Gather up the lines with the word "matplotlib" in them.

★ ★ ★

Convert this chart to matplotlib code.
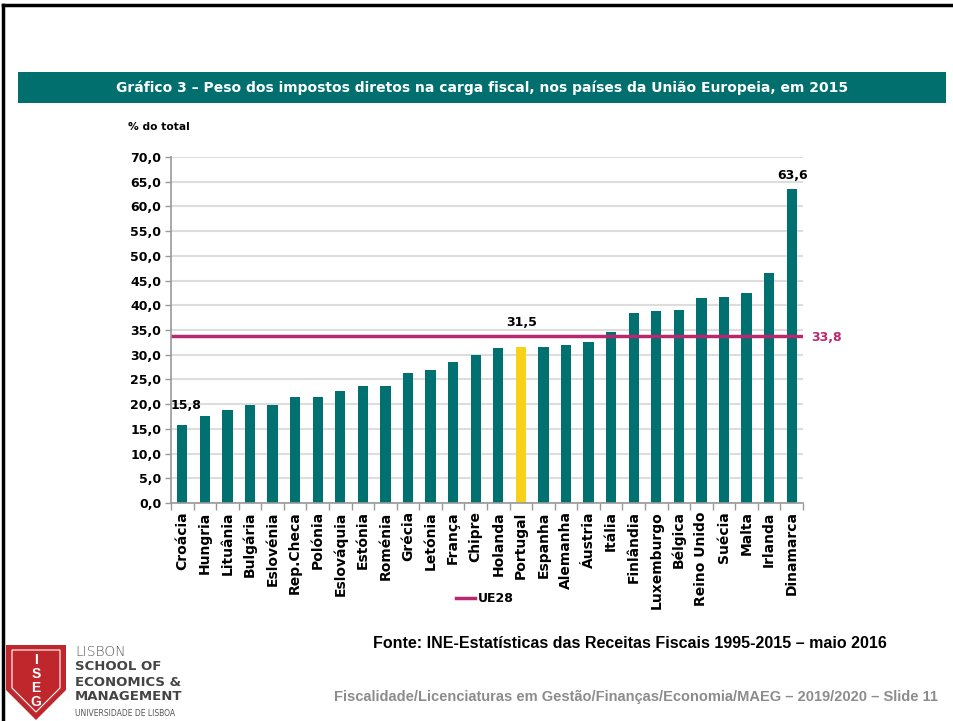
import matplotlib
matplotlib.use("Agg")
import matplotlib.pyplot as plt
from matplotlib.patches import Polygon, Rectangle
from matplotlib.lines import Line2D

countries = ["Croácia", "Hungria", "Lituânia", "Bulgária", "Eslovénia", "Rep.Checa",
             "Polónia", "Eslováquia", "Estónia", "Roménia", "Grécia", "Letónia",
             "França", "Chipre", "Holanda", "Portugal", "Espanha", "Alemanha",
             "Áustria", "Itália", "Finlândia", "Luxemburgo", "Bélgica", "Reino Unido",
             "Suécia", "Malta", "Irlanda", "Dinamarca"]
values = [15.8, 17.7, 18.9, 19.8, 19.8, 21.4, 21.4, 22.7, 23.7, 23.7, 26.2, 27.0,
          28.6, 29.9, 31.4, 31.5, 31.6, 31.9, 32.6, 34.5, 38.5, 38.9, 39.1, 41.5,
          41.7, 42.4, 46.6, 63.6]
ue28 = 33.8
highlight = "Portugal"
labelled = {"Croácia": "15,8", "Portugal": "31,5", "Dinamarca": "63,6"}
yticks = [0, 5, 10, 15, 20, 25, 30, 35, 40, 45, 50, 55, 60, 65, 70]
ytick_labels = [f"{v:.1f}".replace(".", ",") for v in yticks]

TEAL = "#007170"
YELLOW = "#F8D11A"
MAGENTA = "#B8286F"

W, H = 954, 721
fig = plt.figure(figsize=(W / 100, H / 100), dpi=100)

def fx(px):
    return px / W

def fy(py):
    return 1 - py / H

# slide border (top & left)
fig.add_artist(Line2D([fx(3), fx(954)], [fy(5), fy(5)], color="black", lw=2.5))
fig.add_artist(Line2D([fx(3), fx(3)], [fy(5), fy(721)], color="black", lw=2.5))

# title band
fig.add_artist(Rectangle((fx(18), fy(103)), fx(946) - fx(18), fy(72) - fy(103),
                         facecolor="#006F6E", edgecolor="none"))
title = fig.text(fx(482), fy(87.5), "Gráfico 3 – Peso dos impostos diretos na carga fiscal, nos países da União Europeia, em 2015",
                 ha="center", va="center", color="white", fontsize=10,
                 family="DejaVu Sans", fontweight="bold")
renderer = fig.canvas.get_renderer()
tw = title.get_window_extent(renderer).width
title.set_fontsize(10 * 731 / tw)

ax = fig.add_axes([fx(171), fy(503), fx(803) - fx(171), fy(157) - fy(503)])
x = list(range(len(countries)))
colors = [YELLOW if c == highlight else TEAL for c in countries]
ax.bar(x, values, width=0.45, color=colors, zorder=3)
ax.axhline(ue28, color=MAGENTA, lw=2.5, zorder=4, label="UE28")

ax.set_xlim(-0.5, len(countries) - 0.5)
ax.set_ylim(0, 70)
ax.set_yticks(yticks)
ax.set_yticklabels(ytick_labels, fontsize=9, fontweight="bold")
ax.set_xticks(x)
ax.set_xticklabels(countries, rotation=90, fontsize=10, fontweight="bold")
ax.tick_params(axis="x", length=0, pad=6)
ax.set_xticks([i - 0.5 for i in range(len(countries) + 1)], minor=True)
ax.tick_params(axis="x", which="minor", length=5, color="#999999", width=1)
ax.tick_params(axis="y", length=4, color="#999999", width=1, pad=3)
ax.grid(axis="y", color="#DDDDDD", lw=1.5, zorder=0)
for s in ["top", "right"]:
    ax.spines[s].set_visible(False)
for s in ["left", "bottom"]:
    ax.spines[s].set_color("#999999")
    ax.spines[s].set_linewidth(1.2)
    ax.spines[s].set_zorder(5)

offsets = {"Croácia": (2.5, 13.7), "Portugal": (0.5, 17.5), "Dinamarca": (0.5, 9.3)}
for i, c in enumerate(countries):
    if c in labelled:
        ax.annotate(labelled[c], (i, values[i]), xytext=offsets[c], textcoords="offset points",
                    ha="center", va="center", fontsize=9, fontweight="bold")
ax.annotate(f"{ue28:.1f}".replace(".", ","), (1, ue28), xycoords=("axes fraction", "data"),
            xytext=(6, -1), textcoords="offset points", ha="left", va="center",
            fontsize=9, fontweight="bold", color=MAGENTA)

fig.text(fx(128), fy(127), "% do total", ha="left", va="center", fontsize=7.7, fontweight="bold")

fig.legend(handles=[Line2D([], [], color=MAGENTA, lw=2.5)], labels=["UE28"],
           loc="center", bbox_to_anchor=(fx(485), fy(599)), frameon=False,
           handlelength=1.5, handletextpad=0.2,
           prop={"family": "DejaVu Sans", "weight": "bold", "size": 9})

fig.text(fx(630), fy(643), "Fonte: INE-Estatísticas das Receitas Fiscais 1995-2015 – maio 2016",
         ha="center", va="center", fontsize=11.5, fontweight="bold", family="Liberation Sans")
fig.text(fx(938), fy(697), "Fiscalidade/Licenciaturas em Gestão/Finanças/Economia/MAEG – 2019/2020 – Slide 11",
         ha="right", va="center", fontsize=10.5, fontweight="bold", family="Liberation Sans",
         color="#8C8C8C")

# logo shield
shield = [(6, 645), (66, 645), (66, 690), (36, 720), (6, 690)]
fig.add_artist(Polygon([(fx(a), fy(b)) for a, b in shield], closed=True,
                       facecolor="#C0272D", edgecolor="none"))
inner = [(12, 650), (60, 650), (60, 688), (36, 712), (12, 688)]
fig.add_artist(Polygon([(fx(a), fy(b)) for a, b in inner], closed=True,
                       facecolor="none", edgecolor="white", lw=0.8))
for k, letter in enumerate("ISEG"):
    fig.text(fx(36), fy(660 + k * 14), letter, ha="center", va="center", color="white",
             fontsize=10, fontweight="bold", family="Liberation Sans")
fig.text(fx(75), fy(652), "LISBON", ha="left", va="center", fontsize=10, color="#555555",
         family="DejaVu Sans", fontweight="light")
for k, line in enumerate(["SCHOOL OF", "ECONOMICS &", "MANAGEMENT"]):
    fig.text(fx(75), fy(667 + k * 15), line, ha="left", va="center", fontsize=9.5,
             color="#444444", family="DejaVu Sans", fontweight="bold")
fig.text(fx(75), fy(714), "UNIVERSIDADE DE LISBOA", ha="left", va="center", fontsize=5.5,
         color="#555555", family="DejaVu Sans")

fig.savefig("out.png", dpi=100)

★ ★ ★

- **Full solution**
Convert this chart to matplotlib code.
import matplotlib
matplotlib.use("Agg")
import matplotlib.pyplot as plt
from matplotlib.patches import Polygon, Rectangle
from matplotlib.lines import Line2D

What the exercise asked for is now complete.